Growing up in Alaska, it’s hard not to be dramatic. The mountains and the northern lights would make me cry on the regular. I think that the romantic storytelling in McCartney and Simon’s songwriting just felt right. And Ella’s voice melted into each sunrise and sunset over the big wide sky. Certain genres just feel good in certain parts of the world. Then I moved across the country and I learned what felt good to me in those environments. The sounds of Boston, Philly, and now Nashville are all mixed into my culturally messy identity stew.

What are your thoughts on the music scene in Nashville? Do you find that what you represent is easily grasped there?

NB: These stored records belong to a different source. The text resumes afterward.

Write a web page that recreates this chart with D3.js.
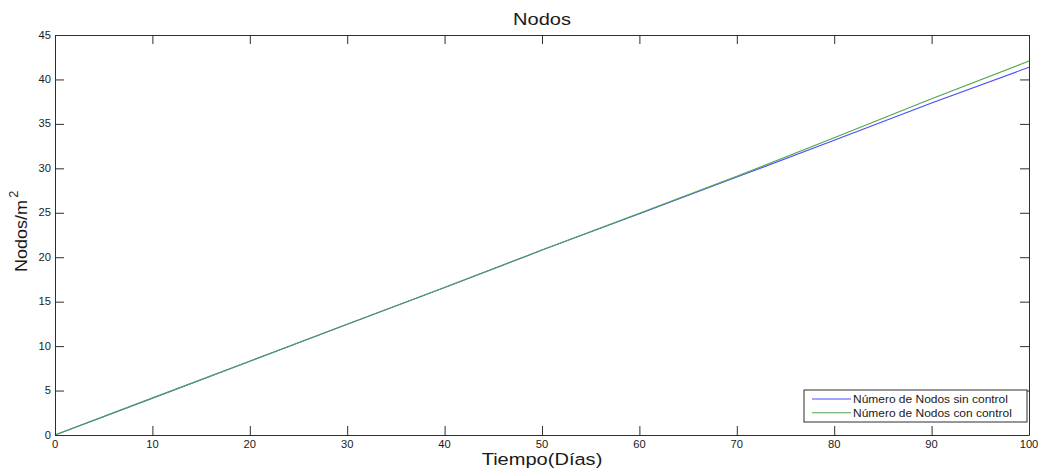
<!DOCTYPE html>
<html><head><meta charset="utf-8">
<script src="https://cdn.jsdelivr.net/npm/d3@7"></script>
<style>body{margin:0;background:#fff}text{font-family:Arial,"Liberation Sans",sans-serif;fill:#1a1a1a}</style>
</head><body><svg id="c" width="1039" height="470"></svg>
<script>
const days = [0,10,20,30,40,50,60,70,80,90,100];
const sinControl = [0,4.15,8.3,12.45,16.6,20.8,24.9,29.02,33.15,37.36,41.37];
const conControl = [0,4.15,8.3,12.45,16.6,20.8,24.95,29.1,33.45,37.82,42.07];
const xTicks = [0,10,20,30,40,50,60,70,80,90,100];
const yTicks = [0,5,10,15,20,25,30,35,40,45];
const seriesNames = ["Número de Nodos sin control","Número de Nodos con control"];
const colors = ["#4a4aff","#4fa64f"];

const svg = d3.select("#c");
const L=55,R=1029,T=35,B=435;
const x = d3.scaleLinear().domain([0,100]).range([L,R]);
const y = d3.scaleLinear().domain([0,45]).range([B,T]);
const axc="#2e2e2e";
const sx=1.18;

// lines
[sinControl,conControl].forEach((vals,i)=>{
  svg.append("path").datum(days.map((d,j)=>[d,vals[j]]))
    .attr("fill","none").attr("stroke",colors[i]).attr("stroke-width",1.1)
    .attr("d",d3.line().x(d=>x(d[0])).y(d=>y(d[1])));
});

// axes box
function ax(gen,tr){
  const g=svg.append("g").attr("transform",tr).call(gen);
  g.select(".domain").attr("stroke",axc);
  g.selectAll(".tick line").attr("stroke",axc);
  return g;
}
ax(d3.axisBottom(x).tickValues(xTicks).tickSize(-9).tickSizeOuter(0).tickFormat(""),`translate(0,${B})`);
ax(d3.axisTop(x).tickValues(xTicks).tickSize(-9).tickSizeOuter(0).tickFormat(""),`translate(0,${T})`);
ax(d3.axisLeft(y).tickValues(yTicks).tickSize(-9).tickSizeOuter(0).tickFormat(""),`translate(${L},0)`);
ax(d3.axisRight(y).tickValues(yTicks).tickSize(-9).tickSizeOuter(0).tickFormat(""),`translate(${R},0)`);

// tick labels
xTicks.forEach(v=>{
  svg.append("text").attr("transform",`translate(${x(v)},${448}) scale(1.12,1)`)
    .attr("text-anchor","middle").attr("font-size",10).text(v);
});
yTicks.forEach(v=>{
  svg.append("text").attr("transform",`translate(${51},${y(v)+3.6}) scale(1.12,1)`)
    .attr("text-anchor","end").attr("font-size",10).text(v);
});

// title and labels
svg.append("text").attr("transform",`translate(${(L+R)/2},25) scale(${sx},1)`)
  .attr("text-anchor","middle").attr("font-size",17).text("Nodos");
svg.append("text").attr("transform",`translate(${(L+R)/2},465) scale(${sx},1)`)
  .attr("text-anchor","middle").attr("font-size",17).text("Tiempo(Días)");
const yt=svg.append("text").attr("transform",`translate(27,272) rotate(-90) scale(1.06,1)`)
  .attr("font-size",17);
yt.append("tspan").text("Nodos/m");
yt.append("tspan").attr("dy",-9).attr("dx",2).attr("font-size",12).text("2");

// legend
const lg=svg.append("g");
lg.append("rect").attr("x",804).attr("y",390).attr("width",223).attr("height",32)
  .attr("fill","#fff").attr("stroke",axc).attr("stroke-width",1);
seriesNames.forEach((n,i)=>{
  const yy=399+i*13.7;
  lg.append("line").attr("x1",812).attr("x2",851).attr("y1",yy).attr("y2",yy)
    .attr("stroke",colors[i]).attr("stroke-width",1.1);
  lg.append("text").attr("transform",`translate(853,${yy+3.8}) scale(1.14,1)`)
    .attr("font-size",10.5).text(n);
});
</script></body></html>
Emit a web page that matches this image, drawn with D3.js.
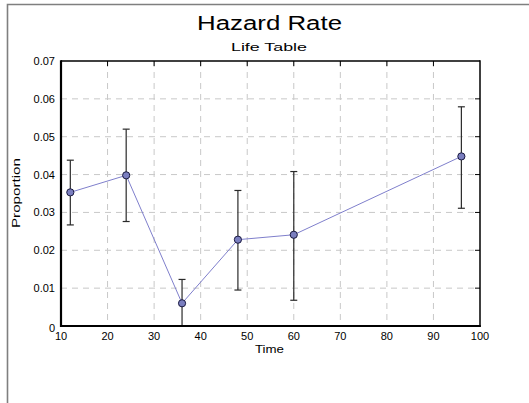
<!DOCTYPE html>
<html><head><meta charset="utf-8">
<script src="https://cdn.jsdelivr.net/npm/d3@7"></script>
<style>body{margin:0;background:#fff}svg{display:block}text{font-family:"Liberation Sans",Arial,sans-serif;fill:#000}</style>
</head><body><svg id="c" width="529" height="403"></svg>
<script>
const times = [12, 24, 36, 48, 60, 96];
const hazard = [0.0353, 0.0398, 0.0060, 0.0228, 0.0241, 0.0448];
const upper = [0.0438, 0.0520, 0.0123, 0.0358, 0.0408, 0.0579];
const lower = [0.0267, 0.0276, -0.0010, 0.0095, 0.0068, 0.0311];
const xTicks = [10,20,30,40,50,60,70,80,90,100];
const yTicks = [0,0.01,0.02,0.03,0.04,0.05,0.06,0.07];
const yTickLabels = ["0","0.01","0.02","0.03","0.04","0.05","0.06","0.07"];

const svg = d3.select("#c");
const L=61, R=480, T=61, B=326;
const x = d3.scaleLinear().domain([10,100]).range([L,R]);
const y = d3.scaleLinear().domain([0,0.07]).range([B,T]);

// outer frame
svg.append("path").attr("d","M7.5,540 L7.5,4.5 L540,4.5").attr("fill","none").attr("stroke","#7f7f7f").attr("stroke-width",1.6);

// grid
const g = svg.append("g");
g.selectAll(".vg").data(xTicks.slice(1,-1)).join("line")
 .attr("x1",d=>x(d)).attr("x2",d=>x(d)).attr("y1",T).attr("y2",B)
 .attr("stroke","#c8c8c8").attr("stroke-dasharray","6,5");
g.selectAll(".hg").data(yTicks.slice(1,-1)).join("line")
 .attr("y1",d=>y(d)).attr("y2",d=>y(d)).attr("x1",L).attr("x2",R)
 .attr("stroke","#c8c8c8").attr("stroke-dasharray","6,5");

// inward ticks on top and right
g.selectAll(".tt").data(xTicks.slice(1,-1)).join("line")
 .attr("x1",d=>x(d)).attr("x2",d=>x(d)).attr("y1",T).attr("y2",T+5).attr("stroke","#000");
g.selectAll(".rt").data(yTicks.slice(1,-1)).join("line")
 .attr("y1",d=>y(d)).attr("y2",d=>y(d)).attr("x1",R).attr("x2",R-5).attr("stroke","#000");

svg.append("clipPath").attr("id","pc").append("rect").attr("x",L).attr("y",T).attr("width",R-L).attr("height",B-T);
const data = times.map((t,i)=>({t,h:hazard[i],u:upper[i],l:lower[i]}));
const pg = svg.append("g").attr("clip-path","url(#pc)");
// line
pg.append("path").datum(data).attr("fill","none").attr("stroke","#7f7fcc").attr("stroke-width",1)
 .attr("d",d3.line().x(d=>x(d.t)).y(d=>y(d.h)));
// error bars
const eb = pg.selectAll(".eb").data(data).join("g").attr("stroke","#2a2a2a").attr("stroke-width",1.2);
eb.append("line").attr("x1",d=>x(d.t)).attr("x2",d=>x(d.t)).attr("y1",d=>y(d.u)).attr("y2",d=>y(d.l));
eb.append("line").attr("x1",d=>x(d.t)-3.5).attr("x2",d=>x(d.t)+3.5).attr("y1",d=>y(d.u)).attr("y2",d=>y(d.u));
eb.append("line").attr("x1",d=>x(d.t)-3.5).attr("x2",d=>x(d.t)+3.5).attr("y1",d=>y(d.l)).attr("y2",d=>y(d.l));
// markers
svg.selectAll(".pt").data(data).join("circle").attr("cx",d=>x(d.t)).attr("cy",d=>y(d.h)).attr("r",3.6)
 .attr("fill","#7b7fc0").attr("stroke","#1a1a40").attr("stroke-width",1);

// plot border
svg.append("line").attr("x1",L).attr("x2",R).attr("y1",T).attr("y2",T).attr("stroke","#000").attr("stroke-width",1.5);
svg.append("line").attr("x1",R).attr("x2",R).attr("y1",T-0.75).attr("y2",B+1).attr("stroke","#000").attr("stroke-width",1.5);
svg.append("line").attr("x1",L).attr("x2",L).attr("y1",T-0.75).attr("y2",B+1).attr("stroke","#000").attr("stroke-width",2.2);
svg.append("line").attr("x1",L-1).attr("x2",R+0.75).attr("y1",B).attr("y2",B).attr("stroke","#000").attr("stroke-width",2.2);

// tick labels
svg.selectAll(".xl").data(xTicks).join("text").attr("x",d=>x(d)).attr("y",B+14)
 .attr("text-anchor","middle").attr("font-size",11).text(d=>d);
svg.selectAll(".yl").data(yTicks).join("text").attr("x",(d,i)=> i===0 ? L-6 : L-6).attr("y",(d,i)=> i===0 ? B+6 : y(d)+4)
 .attr("text-anchor","end").attr("font-size",11).text((d,i)=>yTickLabels[i]);

// titles
svg.append("text").attr("x",197).attr("y",30).attr("font-size",20)
 .attr("textLength",145).attr("lengthAdjust","spacingAndGlyphs").text("Hazard Rate");
svg.append("text").attr("x",231).attr("y",51).attr("font-size",11.5)
 .attr("textLength",76).attr("lengthAdjust","spacingAndGlyphs").text("Life Table");
svg.append("text").attr("x",255).attr("y",353).attr("font-size",11)
 .attr("textLength",29).attr("lengthAdjust","spacingAndGlyphs").text("Time");
svg.append("text").attr("transform","translate(20,228) rotate(-90)").attr("font-size",11)
 .attr("textLength",70).attr("lengthAdjust","spacingAndGlyphs").text("Proportion");
</script></body></html>
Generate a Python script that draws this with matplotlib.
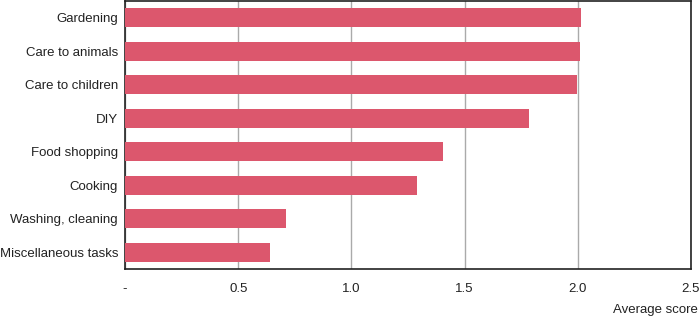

First of all, these questions are hard. Second of all, dang! When I decided to move to Nashville, my top priority was quality of life. I’m such an anxious person and I’m a first-generation American from a poor family, so I needed to go somewhere that I could build myself up that also had a thriving music community. I got here and I really didn’t know what to expect. I told myself that if I didn’t like it, I would just leave and go somewhere else. I really miss the diversity of other cities and I don’t love being the only person of color in a room, but overall I’ve felt very welcomed in the music scene. It’s hard being black and making folk-inspired music. I think sometimes people don’t know how to pin me down and it makes them uncomfortable. And other times I think that people find me really refreshing. It’s a tension I’m used to, though. I was never Filipino enough for my mom's side of the family, never black enough for black communities, not Afro-Latina enough, certainly not white enough. I figure that no matter where I am, it’s going to be a tension I’ll have to straddle, and right now Nashville is home. I feel that I have a great community around me and I’ll be here for a while.